Perhaps there is a sense of belonging & community spirit & cohesion which is fostered & enlarged by such visitation? Then there is the sense of friendship, camaraderie & belonging which is fostered & nurtured by visitation. The vicar can leave a home knowing he has made a real, vital difference to a needy person, which helps him/her to feel useful, integral & valued.
When you stop to think about it, I believe there are many benefits to pastoral visitation which we have lost by not involving ourselves in this simple activity.
Perhaps our forefather’s were on to something… & something that we have lost: the art of simply “being there” for others. LOVE is spelt T-I-M-E, after all.
Having something amazing to show a needy world.

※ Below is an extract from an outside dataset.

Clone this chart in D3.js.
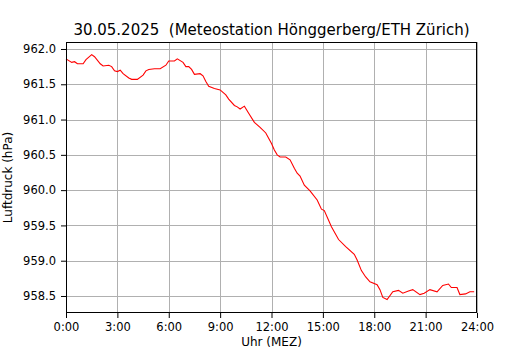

I think we have by & large lost that amazing pastoral support due to today’s ultra busy schedules. And the terrible truth of that is that we have thereby lost a AMAZING OPPORTUNITY TO SHOW LOVE IN ACTION. I fear people outside the church are looking in & seeing very littler difference between their lives & our (Christian) lives, even though we are meant to be showing a better way. One of the spectacularly “different” & BETTER WAYS we (the Christian church) CAN be different, is in our response to people’s suffering. Not only the “big” sufferings of bereavement or redundancy, but the “smaller” sufferings of simply living life in the 21st century. Similarly, if pastoral visitation where to be re-kindled, perhaps people outside the church would look in, see a very real, very different & VERY ATTRACTIVE church-based community, & that in itself would be the “difference” we are trying to show them: caring & love-in-action, which is our reflection of Jesus’ love for us.
If our vicars, pastors & leaders could re-find the benefits of the pastoral visit perhaps we really would have SOMETHING AMAZING to show this needy world once more.